Letteralmente:vesti Ceccone e sembrerà un barone. La locuzione napoletana stravolge completamente quella toscana che afferma: l'abito non fa il monaco. Il detto partenopeo, al contrario, afferma che basta vestire accuratamente un qualsiasi Ceccone (villano) per farlo apparire un barone...
12 Pigliarse 'e penziere d''o Russo.
Letteralmente: Prendersi i pensieri del Rosso. Id est: preoccuparsi di faccende senza importanza, trascurandone altre ben più importanti.Il Rosso della locuzione fu un famoso ladro, che condannato al capestro, invece di preoccuparsi della propria sorte, si chiedeva chi sarebbe stato incaricato di portare la scala necessaria all'esecuzione.
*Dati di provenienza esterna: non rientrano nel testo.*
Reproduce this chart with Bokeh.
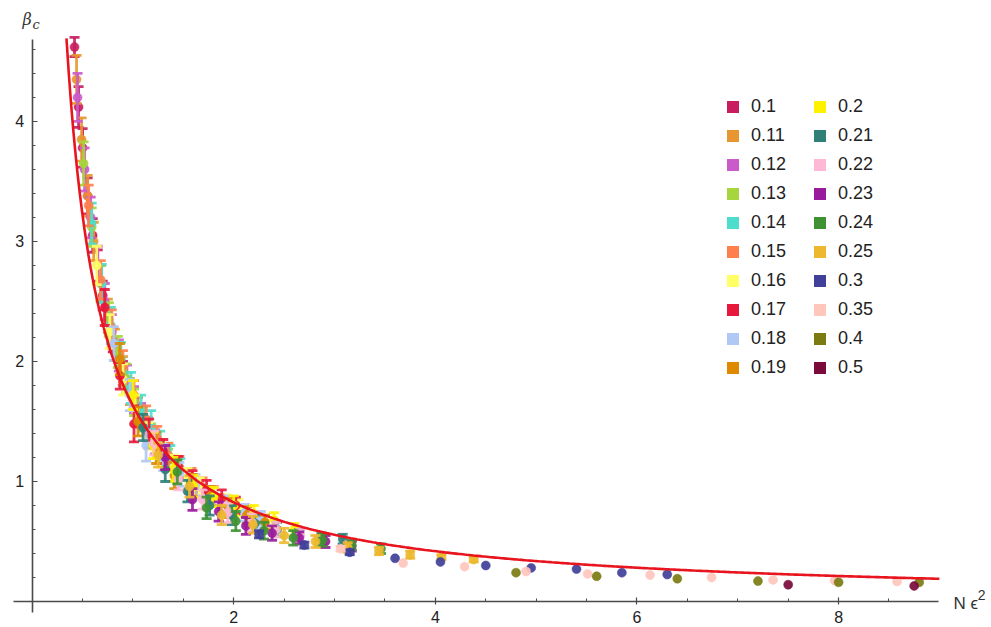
import numpy as np
from bokeh.plotting import figure
from bokeh.models import Range1d, FixedTicker, Label, Legend, LegendItem
from bokeh.embed import file_html
from bokeh.resources import INLINE

# ---------------- data ----------------
eps_labels = ["0.1", "0.11", "0.12", "0.13", "0.14", "0.15", "0.16", "0.17", "0.18", "0.19",
              "0.2", "0.21", "0.22", "0.23", "0.24", "0.25", "0.3", "0.35", "0.4", "0.5"]
eps_colors = ["#C81D5E", "#E8962F", "#C95BCB", "#A6D53C", "#4DDECB", "#FF7F4D", "#FFFF66",
              "#E8173C", "#B0C8F5", "#DD8A00", "#FFF200", "#2E8078", "#FFB8D6", "#9A1A9C",
              "#3F9233", "#EDB82D", "#40409A", "#FFC6BC", "#7B7B12", "#7A0A3C"]

x_010 = [0.42, 0.46, 0.50, 0.55, 0.60, 0.65, 0.70, 0.80, 0.90]
y_010 = [4.62, 4.12, 3.78, 3.38, 3.05, 2.80, 2.55, 2.18, 1.90]
e_010 = [0.08, 0.17, 0.16, 0.15, 0.14, 0.13, 0.12, 0.10, 0.10]

x_011 = [0.44, 0.49, 0.55, 0.61, 0.68, 0.75, 0.82, 0.90, 0.97, 1.05]
y_011 = [4.35, 3.85, 3.38, 3.00, 2.65, 2.38, 2.14, 1.92, 1.75, 1.60]
e_011 = [0.20, 0.18, 0.17, 0.16, 0.15, 0.14, 0.13, 0.12, 0.11, 0.10]

x_012 = [0.45, 0.52, 0.58, 0.65, 0.72, 0.79, 0.86, 0.94, 1.01, 1.08, 1.15, 1.22]
y_012 = [4.20, 3.60, 3.20, 2.80, 2.50, 2.25, 2.05, 1.85, 1.68, 1.55, 1.43, 1.33]
e_012 = [0.20, 0.18, 0.17, 0.16, 0.15, 0.14, 0.13, 0.12, 0.11, 0.10, 0.10, 0.10]

x_013 = [0.51, 0.59, 0.68, 0.76, 0.85, 0.93, 1.01, 1.10, 1.18, 1.27, 1.35]
y_013 = [3.65, 3.12, 2.65, 2.35, 2.08, 1.86, 1.66, 1.52, 1.38, 1.26, 1.18]
e_013 = [0.18, 0.16, 0.15, 0.14, 0.13, 0.12, 0.11, 0.10, 0.10, 0.09, 0.09]

x_014 = [0.59, 0.69, 0.78, 0.88, 0.98, 1.08, 1.18, 1.27, 1.37, 1.47, 1.57]
y_014 = [3.15, 2.65, 2.30, 2.02, 1.78, 1.60, 1.45, 1.32, 1.20, 1.10, 1.02]
e_014 = [0.17, 0.16, 0.15, 0.14, 0.13, 0.12, 0.14, 0.10, 0.10, 0.09, 0.09]

x_015 = [0.56, 0.68, 0.79, 0.90, 1.01, 1.13, 1.24, 1.35, 1.46, 1.58, 1.69, 1.80]
y_015 = [3.30, 2.68, 2.28, 1.96, 1.72, 1.52, 1.36, 1.22, 1.12, 1.02, 0.95, 0.88]
e_015 = [0.17, 0.16, 0.15, 0.13, 0.12, 0.11, 0.10, 0.10, 0.09, 0.09, 0.08, 0.08]

x_016 = [0.64, 0.77, 0.90, 1.02, 1.15, 1.28, 1.41, 1.54, 1.66, 1.79, 1.92, 2.05]
y_016 = [2.80, 2.25, 1.85, 1.60, 1.38, 1.22, 1.12, 1.02, 0.95, 0.87, 0.82, 0.78]
e_016 = [0.16, 0.14, 0.13, 0.12, 0.11, 0.10, 0.10, 0.09, 0.08, 0.08, 0.07, 0.07]

x_017 = [0.72, 0.87, 1.01, 1.16, 1.30, 1.45, 1.59, 1.73, 1.88, 2.02]
y_017 = [2.45, 1.88, 1.48, 1.40, 1.25, 1.12, 1.00, 0.93, 0.86, 0.80]
e_017 = [0.15, 0.11, 0.15, 0.12, 0.10, 0.09, 0.09, 0.08, 0.07, 0.07]

x_018 = [0.81, 0.97, 1.13, 1.30, 1.46, 1.62, 1.78, 1.94, 2.11, 2.27]
y_018 = [2.15, 1.72, 1.30, 1.20, 1.06, 0.97, 0.88, 0.80, 0.74, 0.68]
e_018 = [0.14, 0.13, 0.13, 0.11, 0.10, 0.09, 0.08, 0.08, 0.07, 0.07]

x_019 = [0.87, 1.05, 1.23, 1.41, 1.59, 1.77, 1.95, 2.13, 2.31]
y_019 = [2.02, 1.50, 1.28, 1.05, 0.97, 0.88, 0.78, 0.72, 0.66]
e_019 = [0.13, 0.12, 0.13, 0.11, 0.09, 0.08, 0.08, 0.07, 0.06]

x_020 = [1.00, 1.20, 1.40, 1.60, 1.80, 2.00, 2.20, 2.40, 2.60]
y_020 = [1.72, 1.30, 1.10, 0.96, 0.87, 0.80, 0.73, 0.68, 0.60]
e_020 = [0.12, 0.11, 0.10, 0.09, 0.08, 0.08, 0.07, 0.06, 0.05]

x_021 = [1.10, 1.32, 1.54, 1.76, 1.98, 2.21, 2.43, 2.65, 2.87, 3.08]
y_021 = [1.45, 1.10, 0.92, 0.80, 0.72, 0.65, 0.60, 0.55, 0.52, 0.52]
e_021 = [0.11, 0.10, 0.09, 0.08, 0.08, 0.07, 0.06, 0.05, 0.05, 0.04]

x_022 = [1.21, 1.45, 1.69, 1.94, 2.18, 2.42, 2.66, 2.90, 3.15]
y_022 = [1.32, 1.02, 0.85, 0.74, 0.66, 0.60, 0.55, 0.50, 0.46]
e_022 = [0.10, 0.09, 0.08, 0.08, 0.07, 0.06, 0.05, 0.05, 0.04]

x_023 = [1.32, 1.59, 1.85, 2.12, 2.38, 2.65, 2.91, 3.17]
y_023 = [1.20, 0.85, 0.75, 0.63, 0.57, 0.53, 0.50, 0.46]
e_023 = [0.10, 0.09, 0.08, 0.07, 0.06, 0.05, 0.05, 0.04]

x_024 = [1.44, 1.73, 2.02, 2.30, 2.59, 2.88, 3.17, 3.46]
y_024 = [1.08, 0.78, 0.67, 0.59, 0.53, 0.51, 0.47, 0.44]
e_024 = [0.10, 0.09, 0.08, 0.07, 0.06, 0.05, 0.04, 0.04]

x_025 = [1.25, 1.56, 1.88, 2.19, 2.50, 2.81, 3.13, 3.44, 3.75, 4.06, 4.38]
y_025 = [1.22, 0.96, 0.72, 0.64, 0.55, 0.50, 0.45, 0.42, 0.39, 0.37, 0.35]
e_025 = [0.10, 0.09, 0.08, 0.07, 0.06, 0.05, 0.04, 0.03, 0.03, 0.02, 0.02]

x_030 = [2.25, 2.70, 3.15, 3.60, 4.05, 4.50, 4.95, 5.40, 5.85, 6.30]
y_030 = [0.56, 0.47, 0.41, 0.36, 0.33, 0.30, 0.28, 0.27, 0.24, 0.225]
e_030 = [0.03, 0.025, 0.02, 0.0, 0.0, 0.0, 0.0, 0.0, 0.0, 0.0]

x_035 = [3.06, 3.68, 4.29, 4.90, 5.51, 6.13, 6.74, 7.35, 7.96, 8.58]
y_035 = [0.44, 0.32, 0.29, 0.25, 0.23, 0.22, 0.20, 0.18, 0.175, 0.167]
e_035 = [0.02, 0.0, 0.0, 0.0, 0.0, 0.0, 0.0, 0.0, 0.0, 0.0]

x_040 = [4.80, 5.60, 6.40, 7.20, 8.00, 8.80]
y_040 = [0.24, 0.21, 0.19, 0.17, 0.16, 0.16]
e_040 = [0.0, 0.0, 0.0, 0.0, 0.0, 0.0]

x_050 = [7.50, 8.75]
y_050 = [0.14, 0.13]
e_050 = [0.0, 0.0]

series_x = [x_010, x_011, x_012, x_013, x_014, x_015, x_016, x_017, x_018, x_019,
            x_020, x_021, x_022, x_023, x_024, x_025, x_030, x_035, x_040, x_050]
series_y = [y_010, y_011, y_012, y_013, y_014, y_015, y_016, y_017, y_018, y_019,
            y_020, y_021, y_022, y_023, y_024, y_025, y_030, y_035, y_040, y_050]
series_e = [e_010, e_011, e_012, e_013, e_014, e_015, e_016, e_017, e_018, e_019,
            e_020, e_021, e_022, e_023, e_024, e_025, e_030, e_035, e_040, e_050]

# fitted curve beta_c = a / (N eps^2)^b
fit_a = 1.63
fit_b = 0.98
x_ticks_major = [2, 4, 6, 8]
y_ticks_major = [1, 2, 3, 4]
x_axis_span = (-0.19, 8.99)
y_axis_span = (-0.09, 4.68)

# ---------------- figure ----------------
p = figure(width=991, height=627, x_range=Range1d(-0.3145, 9.517), y_range=Range1d(-0.2167, 5.008),
           output_backend="svg", toolbar_location=None,
           min_border_left=0, min_border_right=0, min_border_top=0, min_border_bottom=0)
p.grid.visible = False
p.outline_line_color = None
p.background_fill_color = "white"

for ax in (p.xaxis[0], p.yaxis[0]):
    ax.fixed_location = 0
    ax.axis_line_color = "#4a4a4a"
    ax.axis_line_width = 1.6
    ax.major_tick_line_color = "#4a4a4a"
    ax.minor_tick_line_color = "#4a4a4a"
    ax.major_tick_line_width = 1.2
    ax.minor_tick_line_width = 1.0
    ax.major_label_text_font = "Liberation Sans"
    ax.major_label_text_font_size = "16px"
    ax.major_label_text_color = "#222222"

p.xaxis[0].bounds = x_axis_span
p.yaxis[0].bounds = y_axis_span
xminor = [v / 2 for v in range(1, 18)]
yminor = [v / 5 for v in range(1, 24)]
p.xaxis[0].ticker = FixedTicker(ticks=x_ticks_major, minor_ticks=xminor)
p.yaxis[0].ticker = FixedTicker(ticks=y_ticks_major, minor_ticks=yminor)
p.xaxis[0].major_tick_in = 4
p.xaxis[0].major_tick_out = 3
p.xaxis[0].minor_tick_in = 3
p.xaxis[0].minor_tick_out = 0
p.xaxis[0].major_label_standoff = 7
p.yaxis[0].major_tick_in = 5
p.yaxis[0].major_tick_out = 0
p.yaxis[0].minor_tick_in = 3
p.yaxis[0].minor_tick_out = 0
p.yaxis[0].major_label_standoff = 8

# data: error bars and points
legend_renderers = []
for xs, ys, es, col in zip(series_x, series_y, series_e, eps_colors):
    xa = np.array(xs)
    ya = np.array(ys)
    ea = np.array(es)
    # zero-size rects: only provide the square legend swatch
    r = p.rect(xa, ya, width=0, height=0, fill_color=col, line_color=col, line_alpha=0.0)
    legend_renderers.append(r)
    m = ea > 0
    if m.any():
        p.segment(x0=xa[m], y0=ya[m] - ea[m], x1=xa[m], y1=ya[m] + ea[m],
                  line_color=col, line_width=2.8, line_alpha=0.9)
        p.scatter(np.concatenate([xa[m], xa[m]]), np.concatenate([ya[m] - ea[m], ya[m] + ea[m]]),
                  marker="dash", size=10, line_color=col, line_width=2.8, line_alpha=0.9)
    p.scatter(xa, ya, marker="circle", size=9, fill_color=col, line_color=col,
              fill_alpha=0.92, line_alpha=0.5)

# fit curve
cx = np.linspace(0.34, 9.0, 400)
p.line(cx, fit_a / cx ** fit_b, line_color="#E8141E", line_width=2.6)

# legends (two columns)
items1 = [LegendItem(label=l, renderers=[r]) for l, r in zip(eps_labels[:10], legend_renderers[:10])]
items2 = [LegendItem(label=l, renderers=[r]) for l, r in zip(eps_labels[10:], legend_renderers[10:])]
for items, xloc in ((items1, 725), (items2, 812)):
    leg = Legend(items=items, location=(xloc, 249), glyph_width=15, glyph_height=15,
                 label_height=15, spacing=8, padding=0, margin=0, label_standoff=11,
                 label_text_font="Liberation Sans", label_text_font_size="18px",
                 label_text_color="#222222", border_line_alpha=0, background_fill_alpha=0)
    p.add_layout(leg)

# axis labels
p.add_layout(Label(x=-0.096, y=4.846, text="β", text_font="DejaVu Serif", text_font_style="italic",
                   text_font_size="16px", text_color="#333333", text_align="left", text_baseline="middle"))
p.add_layout(Label(x=0.003, y=4.81, text="c", text_font="DejaVu Serif", text_font_style="italic",
                   text_font_size="13px", text_color="#333333", text_align="left", text_baseline="middle"))
p.add_layout(Label(x=9.14, y=-0.017, text="N ϵ", text_font="Liberation Sans",
                   text_font_size="17px", text_color="#333333", text_align="left", text_baseline="middle"))
p.add_layout(Label(x=9.38, y=0.055, text="2", text_font="Liberation Sans",
                   text_font_size="14px", text_color="#333333", text_align="left", text_baseline="middle"))

open("out.html", "w").write(file_html(p, INLINE))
13 Jí facenno 'e ssette chiesie.
Letteralmente: Andar visitando le sette chiese. Id est: andar perdendo tempo occupato nella visita delle altrui abitazioni e non per una reale necessità o incombenza, ma per il gusto di bighellonare, soffermandosi nelle case di amici e conoscenti. Le sette chiese indicate nella locuzione, a Napoli sono ben note a tutti essendo quelle disseminate sulla famosa strada di Toledo partendo da piazza Dante per giungere a piazza del plebiscito o Largo di PALAZZO. Esse nell'ordine sono:Spirito santo - San Nicola alla Carità - San Liborio - Santa Maria delle Grazie - Santa Brigida - San Ferdinando - San Francesco di Paola e vengon visitate da tutti i napoletani che nel pomeriggio del giovedì santo si recano a fare il tradizionale "struscio" ossia la passeggiata rituale che comporta la visita (da farsi in numero dispari)dei così detti Sepolcri ossia delle solenni esposizioni del SS. Sacremento, che si tiene in tutte le chiese cattoliche per ricordare l'istituzione del sacramento dell' Eucarestia.

14 Vestirse 'a fesso.
Letteralmente: indossare l'abito dello stupido. Id est: comportarsi in maniera volutamente sciocca, fare lo gnorri, tenere un comportamento da stupido nella speranza che cosí facendo si possa indurre una ipotetica controparte a non calcar la mano con pretese e richieste e raggiungere cosí il fine sperato con poca fatica e minimo impegno.È l'atteggiamento che temporibus illis tenevano taluni chiamati alle armi per evitare la partenza per il fronte.Il fatto era compendiato nella frase: fà 'o fesso pe nun gghí â guerra(fare lo sciocco per non andare in battaglia; spesso si raggiungeva lo scopo, giacché non erano graditi soldati stupidi.
15 Fà 'nu sizia-sizia.
Letteralmente: fare un sitio- sitio Id est: richiedere ripetutamente e lamentosamente qualcosa con ossessiva petulanza. La locuzione nasce prendendo spunto dal Sitio! pronunciato da Cristo sulla croce. Alla richiesta del Signore i soldati risposero (e non per aggiungere pena a pena!) offrendogli dell'aceto che misto ad acqua è la bevanda piú adatta a spegnere l'arsura.